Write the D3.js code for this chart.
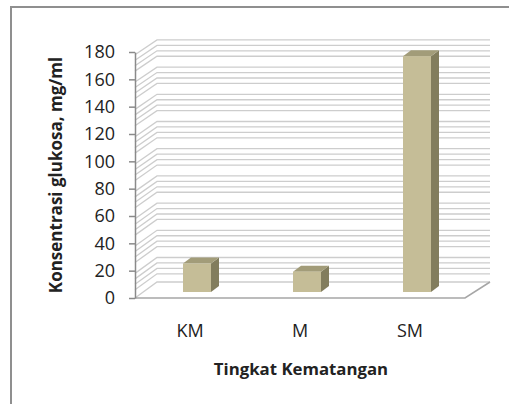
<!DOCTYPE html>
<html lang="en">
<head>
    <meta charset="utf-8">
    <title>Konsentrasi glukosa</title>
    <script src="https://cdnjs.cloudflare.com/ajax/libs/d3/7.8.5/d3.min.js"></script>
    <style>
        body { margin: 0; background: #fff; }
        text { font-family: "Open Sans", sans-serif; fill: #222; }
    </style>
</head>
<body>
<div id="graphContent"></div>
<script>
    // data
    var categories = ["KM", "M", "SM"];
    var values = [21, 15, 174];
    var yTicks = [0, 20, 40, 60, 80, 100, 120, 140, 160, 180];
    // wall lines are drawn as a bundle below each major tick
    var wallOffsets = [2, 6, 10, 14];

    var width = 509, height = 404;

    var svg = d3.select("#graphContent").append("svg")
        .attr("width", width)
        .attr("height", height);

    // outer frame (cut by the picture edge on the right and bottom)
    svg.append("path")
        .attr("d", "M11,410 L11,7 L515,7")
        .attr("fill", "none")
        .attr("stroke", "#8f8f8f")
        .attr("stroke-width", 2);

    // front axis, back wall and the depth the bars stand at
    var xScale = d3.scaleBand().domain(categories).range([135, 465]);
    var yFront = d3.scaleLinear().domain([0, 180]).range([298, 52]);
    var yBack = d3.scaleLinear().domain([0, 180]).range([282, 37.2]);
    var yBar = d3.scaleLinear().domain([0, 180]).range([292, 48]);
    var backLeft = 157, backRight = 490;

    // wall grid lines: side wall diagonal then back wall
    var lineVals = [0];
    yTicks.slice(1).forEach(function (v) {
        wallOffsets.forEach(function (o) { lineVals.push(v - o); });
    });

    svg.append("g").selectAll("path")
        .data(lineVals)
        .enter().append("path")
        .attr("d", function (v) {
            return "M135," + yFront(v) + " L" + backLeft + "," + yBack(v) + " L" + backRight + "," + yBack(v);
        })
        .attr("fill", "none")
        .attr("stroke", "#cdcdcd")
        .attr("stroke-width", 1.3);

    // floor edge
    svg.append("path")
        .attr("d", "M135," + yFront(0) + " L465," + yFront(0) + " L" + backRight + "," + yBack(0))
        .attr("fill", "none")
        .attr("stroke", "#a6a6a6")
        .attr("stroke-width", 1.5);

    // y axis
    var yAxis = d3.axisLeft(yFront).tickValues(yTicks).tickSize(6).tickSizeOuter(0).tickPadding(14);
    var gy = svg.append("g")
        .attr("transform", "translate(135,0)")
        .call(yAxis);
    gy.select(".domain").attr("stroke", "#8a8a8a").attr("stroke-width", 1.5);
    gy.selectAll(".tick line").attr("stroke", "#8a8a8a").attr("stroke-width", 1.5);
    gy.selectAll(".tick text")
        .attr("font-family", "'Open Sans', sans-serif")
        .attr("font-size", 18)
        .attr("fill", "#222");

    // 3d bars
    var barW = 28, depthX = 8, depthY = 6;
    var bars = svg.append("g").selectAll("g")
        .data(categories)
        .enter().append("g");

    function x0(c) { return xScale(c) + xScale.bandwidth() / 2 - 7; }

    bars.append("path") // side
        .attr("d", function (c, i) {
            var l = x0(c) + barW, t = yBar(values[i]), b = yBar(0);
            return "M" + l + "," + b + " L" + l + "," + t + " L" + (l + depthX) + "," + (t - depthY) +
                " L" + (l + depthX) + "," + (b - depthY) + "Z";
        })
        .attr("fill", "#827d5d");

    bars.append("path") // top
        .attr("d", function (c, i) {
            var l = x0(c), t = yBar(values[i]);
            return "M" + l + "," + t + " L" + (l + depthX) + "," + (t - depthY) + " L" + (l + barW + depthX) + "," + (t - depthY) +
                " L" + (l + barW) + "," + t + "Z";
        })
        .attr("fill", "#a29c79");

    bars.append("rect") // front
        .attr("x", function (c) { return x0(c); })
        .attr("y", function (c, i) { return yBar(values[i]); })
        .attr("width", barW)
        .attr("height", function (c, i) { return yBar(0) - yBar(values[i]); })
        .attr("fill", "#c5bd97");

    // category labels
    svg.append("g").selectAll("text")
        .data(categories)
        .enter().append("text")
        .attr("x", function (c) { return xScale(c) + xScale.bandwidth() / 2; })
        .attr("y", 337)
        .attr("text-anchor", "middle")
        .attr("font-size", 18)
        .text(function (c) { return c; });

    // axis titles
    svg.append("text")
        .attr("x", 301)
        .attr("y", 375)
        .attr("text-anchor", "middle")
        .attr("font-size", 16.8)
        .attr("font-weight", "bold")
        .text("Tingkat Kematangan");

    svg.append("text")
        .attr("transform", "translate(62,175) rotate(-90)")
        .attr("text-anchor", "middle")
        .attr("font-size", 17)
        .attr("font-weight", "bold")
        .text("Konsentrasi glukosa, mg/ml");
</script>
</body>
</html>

------------------------------------

→ **REQUEST**: Take the data above and repeat it exactly, leaving each picture out.

→ **WRITTEN RESPONSE**:
Write the D3.js code for this chart.
<!DOCTYPE html>
<html lang="en">
<head>
    <meta charset="utf-8">
    <title>Konsentrasi glukosa</title>
    <script src="https://cdnjs.cloudflare.com/ajax/libs/d3/7.8.5/d3.min.js"></script>
    <style>
        body { margin: 0; background: #fff; }
        text { font-family: "Open Sans", sans-serif; fill: #222; }
    </style>
</head>
<body>
<div id="graphContent"></div>
<script>
    // data
    var categories = ["KM", "M", "SM"];
    var values = [21, 15, 174];
    var yTicks = [0, 20, 40, 60, 80, 100, 120, 140, 160, 180];
    // wall lines are drawn as a bundle below each major tick
    var wallOffsets = [2, 6, 10, 14];

    var width = 509, height = 404;

    var svg = d3.select("#graphContent").append("svg")
        .attr("width", width)
        .attr("height", height);

    // outer frame (cut by the picture edge on the right and bottom)
    svg.append("path")
        .attr("d", "M11,410 L11,7 L515,7")
        .attr("fill", "none")
        .attr("stroke", "#8f8f8f")
        .attr("stroke-width", 2);

    // front axis, back wall and the depth the bars stand at
    var xScale = d3.scaleBand().domain(categories).range([135, 465]);
    var yFront = d3.scaleLinear().domain([0, 180]).range([298, 52]);
    var yBack = d3.scaleLinear().domain([0, 180]).range([282, 37.2]);
    var yBar = d3.scaleLinear().domain([0, 180]).range([292, 48]);
    var backLeft = 157, backRight = 490;

    // wall grid lines: side wall diagonal then back wall
    var lineVals = [0];
    yTicks.slice(1).forEach(function (v) {
        wallOffsets.forEach(function (o) { lineVals.push(v - o); });
    });

    svg.append("g").selectAll("path")
        .data(lineVals)
        .enter().append("path")
        .attr("d", function (v) {
            return "M135," + yFront(v) + " L" + backLeft + "," + yBack(v) + " L" + backRight + "," + yBack(v);
        })
        .attr("fill", "none")
        .attr("stroke", "#cdcdcd")
        .attr("stroke-width", 1.3);

    // floor edge
    svg.append("path")
        .attr("d", "M135," + yFront(0) + " L465," + yFront(0) + " L" + backRight + "," + yBack(0))
        .attr("fill", "none")
        .attr("stroke", "#a6a6a6")
        .attr("stroke-width", 1.5);

    // y axis
    var yAxis = d3.axisLeft(yFront).tickValues(yTicks).tickSize(6).tickSizeOuter(0).tickPadding(14);
    var gy = svg.append("g")
        .attr("transform", "translate(135,0)")
        .call(yAxis);
    gy.select(".domain").attr("stroke", "#8a8a8a").attr("stroke-width", 1.5);
    gy.selectAll(".tick line").attr("stroke", "#8a8a8a").attr("stroke-width", 1.5);
    gy.selectAll(".tick text")
        .attr("font-family", "'Open Sans', sans-serif")
        .attr("font-size", 18)
        .attr("fill", "#222");

    // 3d bars
    var barW = 28, depthX = 8, depthY = 6;
    var bars = svg.append("g").selectAll("g")
        .data(categories)
        .enter().append("g");

    function x0(c) { return xScale(c) + xScale.bandwidth() / 2 - 7; }

    bars.append("path") // side
        .attr("d", function (c, i) {
            var l = x0(c) + barW, t = yBar(values[i]), b = yBar(0);
            return "M" + l + "," + b + " L" + l + "," + t + " L" + (l + depthX) + "," + (t - depthY) +
                " L" + (l + depthX) + "," + (b - depthY) + "Z";
        })
        .attr("fill", "#827d5d");

    bars.append("path") // top
        .attr("d", function (c, i) {
            var l = x0(c), t = yBar(values[i]);
            return "M" + l + "," + t + " L" + (l + depthX) + "," + (t - depthY) + " L" + (l + barW + depthX) + "," + (t - depthY) +
                " L" + (l + barW) + "," + t + "Z";
        })
        .attr("fill", "#a29c79");

    bars.append("rect") // front
        .attr("x", function (c) { return x0(c); })
        .attr("y", function (c, i) { return yBar(values[i]); })
        .attr("width", barW)
        .attr("height", function (c, i) { return yBar(0) - yBar(values[i]); })
        .attr("fill", "#c5bd97");

    // category labels
    svg.append("g").selectAll("text")
        .data(categories)
        .enter().append("text")
        .attr("x", function (c) { return xScale(c) + xScale.bandwidth() / 2; })
        .attr("y", 337)
        .attr("text-anchor", "middle")
        .attr("font-size", 18)
        .text(function (c) { return c; });

    // axis titles
    svg.append("text")
        .attr("x", 301)
        .attr("y", 375)
        .attr("text-anchor", "middle")
        .attr("font-size", 16.8)
        .attr("font-weight", "bold")
        .text("Tingkat Kematangan");

    svg.append("text")
        .attr("transform", "translate(62,175) rotate(-90)")
        .attr("text-anchor", "middle")
        .attr("font-size", 17)
        .attr("font-weight", "bold")
        .text("Konsentrasi glukosa, mg/ml");
</script>
</body>
</html>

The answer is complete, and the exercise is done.